(GIVEN INSTRUCTION) Copy the data that follows, character for character, minus the pictures.

* * *

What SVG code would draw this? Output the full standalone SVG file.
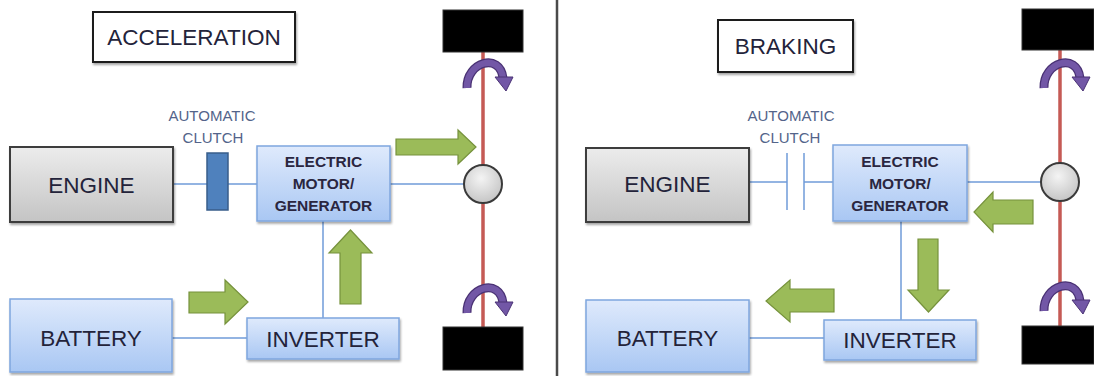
<svg xmlns="http://www.w3.org/2000/svg" width="1094" height="376" viewBox="0 0 1094 376">
<defs>
<linearGradient id="gGray" x1="0" y1="0" x2="0" y2="1"><stop offset="0" stop-color="#ececec"/><stop offset="1" stop-color="#c4c4c4"/></linearGradient>
<linearGradient id="gBlue" x1="0" y1="0" x2="0" y2="1"><stop offset="0" stop-color="#dfeafc"/><stop offset="1" stop-color="#a9c7f3"/></linearGradient>
<radialGradient id="gBall" cx="0.45" cy="0.35" r="0.7"><stop offset="0" stop-color="#f4f4f4"/><stop offset="1" stop-color="#c2c2c2"/></radialGradient>
<filter id="sh" x="-10%" y="-10%" width="125%" height="130%"><feDropShadow dx="1" dy="2" stdDeviation="1.2" flood-color="#000" flood-opacity="0.35"/></filter>
<g id="purp"><path d="M467,88 C466,62 500,52 503,78" fill="none" stroke="#4a3274" stroke-width="9" stroke-linecap="butt"/><path d="M467,88 C466,62 500,52 503,78" fill="none" stroke="#7257a6" stroke-width="6.5"/><polygon points="495,77 513,77 506,91" fill="#7257a6" stroke="#4a3274" stroke-width="1"/></g>
</defs>
<style>
.big{font-family:"Liberation Sans",Arial,sans-serif;font-size:22.5px;fill:#23233a;text-anchor:middle}
.mid{font-family:"Liberation Sans",Arial,sans-serif;font-size:15.5px;font-weight:bold;fill:#2a2640;text-anchor:middle}
.sm{font-family:"Liberation Sans",Arial,sans-serif;font-size:15px;fill:#53648a;text-anchor:middle}
.gray{fill:url(#gGray);stroke:#3c3c3c;stroke-width:2;filter:url(#sh)}
.blue{fill:url(#gBlue);stroke:#7fa6de;stroke-width:1.5;filter:url(#sh)}
.title{fill:#fff;stroke:#1a1a1a;stroke-width:2;filter:url(#sh)}
.wheel{fill:#000;stroke:#333;stroke-width:1}
.axle{stroke:#c55a55;stroke-width:3.5;fill:none}
.ball{fill:url(#gBall);stroke:#3a3a3a;stroke-width:2}
.link{stroke:#6f9bd8;stroke-width:1.5;fill:none}
.green{fill:#9bbb59;stroke:#76923c;stroke-width:1.2}
.clutch{fill:#4f81bd;stroke:#385d8a;stroke-width:1.5}
</style>
<rect width="1094" height="376" fill="#fff"/>
<line x1="557" y1="0" x2="557" y2="376" stroke="#4a4a4a" stroke-width="2.5"/>

<g id="connectors">
<line class="link" x1="173" y1="184" x2="207" y2="184"/>
<line class="link" x1="228" y1="184" x2="257" y2="184"/>
<line class="link" x1="390" y1="184" x2="465" y2="184"/>
<line class="link" x1="323" y1="221" x2="323" y2="318"/>
<line class="link" x1="172" y1="338" x2="247" y2="338"/>
<line class="link" x1="749" y1="182" x2="787" y2="182"/>
<line class="link" x1="804" y1="182" x2="833" y2="182"/>
<line class="link" x1="967" y1="182" x2="1041" y2="182"/>
<line class="link" x1="901" y1="221" x2="901" y2="320"/>
<line class="link" x1="749" y1="338" x2="824" y2="338"/>
<line class="axle" x1="483" y1="52" x2="483" y2="327"/>
<line class="axle" x1="1060" y1="50" x2="1060" y2="326"/>
</g>

<g id="title-accel"><rect class="title" x="93" y="12" width="202" height="50"/><text class="big" x="194" y="45">ACCELERATION</text></g>
<g id="title-brake"><rect class="title" x="718" y="20" width="135" height="52"/><text class="big" x="785.5" y="54">BRAKING</text></g>

<g id="engine-a"><rect class="gray" x="10" y="147" width="163" height="75"/><text class="big" x="91.5" y="193">ENGINE</text></g>
<g id="clutch-a"><text class="sm" x="212" y="121">AUTOMATIC</text><text class="sm" x="213" y="143">CLUTCH</text><rect class="clutch" x="207" y="153" width="21" height="57"/></g>
<g id="motor-a"><rect class="blue" x="257" y="146" width="133" height="75"/><text class="mid" x="323.5" y="167">ELECTRIC</text><text class="mid" x="323.5" y="189">MOTOR/</text><text class="mid" x="323.5" y="211">GENERATOR</text></g>
<g id="battery-a"><rect class="blue" x="10" y="299" width="162" height="73"/><text class="big" x="91" y="346">BATTERY</text></g>
<g id="inverter-a"><rect class="blue" x="247" y="318" width="152" height="41"/><text class="big" x="323" y="347">INVERTER</text></g>
<g id="wheels-a"><rect class="wheel" x="443" y="10" width="80" height="42"/><rect class="wheel" x="443" y="327" width="80" height="43"/><circle class="ball" cx="483" cy="184" r="19"/><use href="#purp"/><use href="#purp" transform="translate(0,225)"/></g>

<g id="arrows-a">
<path class="green" d="M396,139 H458 V130 L476,147 L458,164 V155 H396 Z"/>
<path class="green" d="M340,304 V253 H329 L350.5,230 L372,253 H361 V304 Z"/>
<path class="green" d="M189,292 H225 V280 L248,302 L225,324 V313 H189 Z"/>
</g>

<g id="engine-b"><rect class="gray" x="586" y="148" width="163" height="74"/><text class="big" x="667.5" y="192">ENGINE</text></g>
<g id="clutch-b"><text class="sm" x="791" y="121">AUTOMATIC</text><text class="sm" x="790" y="143">CLUTCH</text><line class="link" x1="787" y1="153" x2="787" y2="210"/><line class="link" x1="804" y1="153" x2="804" y2="210"/></g>
<g id="motor-b"><rect class="blue" x="833" y="145" width="134" height="76"/><text class="mid" x="900" y="167">ELECTRIC</text><text class="mid" x="900" y="189">MOTOR/</text><text class="mid" x="900" y="211">GENERATOR</text></g>
<g id="battery-b"><rect class="blue" x="586" y="300" width="163" height="72"/><text class="big" x="667.5" y="346">BATTERY</text></g>
<g id="inverter-b"><rect class="blue" x="824" y="320" width="152" height="40"/><text class="big" x="900" y="348">INVERTER</text></g>
<g id="wheels-b"><rect class="wheel" x="1022" y="9" width="72" height="41"/><rect class="wheel" x="1022" y="326" width="72" height="38"/><circle class="ball" cx="1060" cy="182" r="19"/><use href="#purp" transform="translate(577,0)"/><use href="#purp" transform="translate(577,223)"/></g>

<g id="arrows-b">
<path class="green" d="M1033,200 H993 V192 L974,212 L993,232 V224 H1033 Z"/>
<path class="green" d="M918,239 V290 H908 L928.5,312 L949,290 H938 V239 Z"/>
<path class="green" d="M834,289 H790 V280 L766,301 L790,322 V312 H834 Z"/>
</g>
</svg>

* * *

(WRITTEN RESPONSE)
What SVG code would draw this? Output the full standalone SVG file.
<svg xmlns="http://www.w3.org/2000/svg" width="1094" height="376" viewBox="0 0 1094 376">
<defs>
<linearGradient id="gGray" x1="0" y1="0" x2="0" y2="1"><stop offset="0" stop-color="#ececec"/><stop offset="1" stop-color="#c4c4c4"/></linearGradient>
<linearGradient id="gBlue" x1="0" y1="0" x2="0" y2="1"><stop offset="0" stop-color="#dfeafc"/><stop offset="1" stop-color="#a9c7f3"/></linearGradient>
<radialGradient id="gBall" cx="0.45" cy="0.35" r="0.7"><stop offset="0" stop-color="#f4f4f4"/><stop offset="1" stop-color="#c2c2c2"/></radialGradient>
<filter id="sh" x="-10%" y="-10%" width="125%" height="130%"><feDropShadow dx="1" dy="2" stdDeviation="1.2" flood-color="#000" flood-opacity="0.35"/></filter>
<g id="purp"><path d="M467,88 C466,62 500,52 503,78" fill="none" stroke="#4a3274" stroke-width="9" stroke-linecap="butt"/><path d="M467,88 C466,62 500,52 503,78" fill="none" stroke="#7257a6" stroke-width="6.5"/><polygon points="495,77 513,77 506,91" fill="#7257a6" stroke="#4a3274" stroke-width="1"/></g>
</defs>
<style>
.big{font-family:"Liberation Sans",Arial,sans-serif;font-size:22.5px;fill:#23233a;text-anchor:middle}
.mid{font-family:"Liberation Sans",Arial,sans-serif;font-size:15.5px;font-weight:bold;fill:#2a2640;text-anchor:middle}
.sm{font-family:"Liberation Sans",Arial,sans-serif;font-size:15px;fill:#53648a;text-anchor:middle}
.gray{fill:url(#gGray);stroke:#3c3c3c;stroke-width:2;filter:url(#sh)}
.blue{fill:url(#gBlue);stroke:#7fa6de;stroke-width:1.5;filter:url(#sh)}
.title{fill:#fff;stroke:#1a1a1a;stroke-width:2;filter:url(#sh)}
.wheel{fill:#000;stroke:#333;stroke-width:1}
.axle{stroke:#c55a55;stroke-width:3.5;fill:none}
.ball{fill:url(#gBall);stroke:#3a3a3a;stroke-width:2}
.link{stroke:#6f9bd8;stroke-width:1.5;fill:none}
.green{fill:#9bbb59;stroke:#76923c;stroke-width:1.2}
.clutch{fill:#4f81bd;stroke:#385d8a;stroke-width:1.5}
</style>
<rect width="1094" height="376" fill="#fff"/>
<line x1="557" y1="0" x2="557" y2="376" stroke="#4a4a4a" stroke-width="2.5"/>

<g id="connectors">
<line class="link" x1="173" y1="184" x2="207" y2="184"/>
<line class="link" x1="228" y1="184" x2="257" y2="184"/>
<line class="link" x1="390" y1="184" x2="465" y2="184"/>
<line class="link" x1="323" y1="221" x2="323" y2="318"/>
<line class="link" x1="172" y1="338" x2="247" y2="338"/>
<line class="link" x1="749" y1="182" x2="787" y2="182"/>
<line class="link" x1="804" y1="182" x2="833" y2="182"/>
<line class="link" x1="967" y1="182" x2="1041" y2="182"/>
<line class="link" x1="901" y1="221" x2="901" y2="320"/>
<line class="link" x1="749" y1="338" x2="824" y2="338"/>
<line class="axle" x1="483" y1="52" x2="483" y2="327"/>
<line class="axle" x1="1060" y1="50" x2="1060" y2="326"/>
</g>

<g id="title-accel"><rect class="title" x="93" y="12" width="202" height="50"/><text class="big" x="194" y="45">ACCELERATION</text></g>
<g id="title-brake"><rect class="title" x="718" y="20" width="135" height="52"/><text class="big" x="785.5" y="54">BRAKING</text></g>

<g id="engine-a"><rect class="gray" x="10" y="147" width="163" height="75"/><text class="big" x="91.5" y="193">ENGINE</text></g>
<g id="clutch-a"><text class="sm" x="212" y="121">AUTOMATIC</text><text class="sm" x="213" y="143">CLUTCH</text><rect class="clutch" x="207" y="153" width="21" height="57"/></g>
<g id="motor-a"><rect class="blue" x="257" y="146" width="133" height="75"/><text class="mid" x="323.5" y="167">ELECTRIC</text><text class="mid" x="323.5" y="189">MOTOR/</text><text class="mid" x="323.5" y="211">GENERATOR</text></g>
<g id="battery-a"><rect class="blue" x="10" y="299" width="162" height="73"/><text class="big" x="91" y="346">BATTERY</text></g>
<g id="inverter-a"><rect class="blue" x="247" y="318" width="152" height="41"/><text class="big" x="323" y="347">INVERTER</text></g>
<g id="wheels-a"><rect class="wheel" x="443" y="10" width="80" height="42"/><rect class="wheel" x="443" y="327" width="80" height="43"/><circle class="ball" cx="483" cy="184" r="19"/><use href="#purp"/><use href="#purp" transform="translate(0,225)"/></g>

<g id="arrows-a">
<path class="green" d="M396,139 H458 V130 L476,147 L458,164 V155 H396 Z"/>
<path class="green" d="M340,304 V253 H329 L350.5,230 L372,253 H361 V304 Z"/>
<path class="green" d="M189,292 H225 V280 L248,302 L225,324 V313 H189 Z"/>
</g>

<g id="engine-b"><rect class="gray" x="586" y="148" width="163" height="74"/><text class="big" x="667.5" y="192">ENGINE</text></g>
<g id="clutch-b"><text class="sm" x="791" y="121">AUTOMATIC</text><text class="sm" x="790" y="143">CLUTCH</text><line class="link" x1="787" y1="153" x2="787" y2="210"/><line class="link" x1="804" y1="153" x2="804" y2="210"/></g>
<g id="motor-b"><rect class="blue" x="833" y="145" width="134" height="76"/><text class="mid" x="900" y="167">ELECTRIC</text><text class="mid" x="900" y="189">MOTOR/</text><text class="mid" x="900" y="211">GENERATOR</text></g>
<g id="battery-b"><rect class="blue" x="586" y="300" width="163" height="72"/><text class="big" x="667.5" y="346">BATTERY</text></g>
<g id="inverter-b"><rect class="blue" x="824" y="320" width="152" height="40"/><text class="big" x="900" y="348">INVERTER</text></g>
<g id="wheels-b"><rect class="wheel" x="1022" y="9" width="72" height="41"/><rect class="wheel" x="1022" y="326" width="72" height="38"/><circle class="ball" cx="1060" cy="182" r="19"/><use href="#purp" transform="translate(577,0)"/><use href="#purp" transform="translate(577,223)"/></g>

<g id="arrows-b">
<path class="green" d="M1033,200 H993 V192 L974,212 L993,232 V224 H1033 Z"/>
<path class="green" d="M918,239 V290 H908 L928.5,312 L949,290 H938 V239 Z"/>
<path class="green" d="M834,289 H790 V280 L766,301 L790,322 V312 H834 Z"/>
</g>
</svg>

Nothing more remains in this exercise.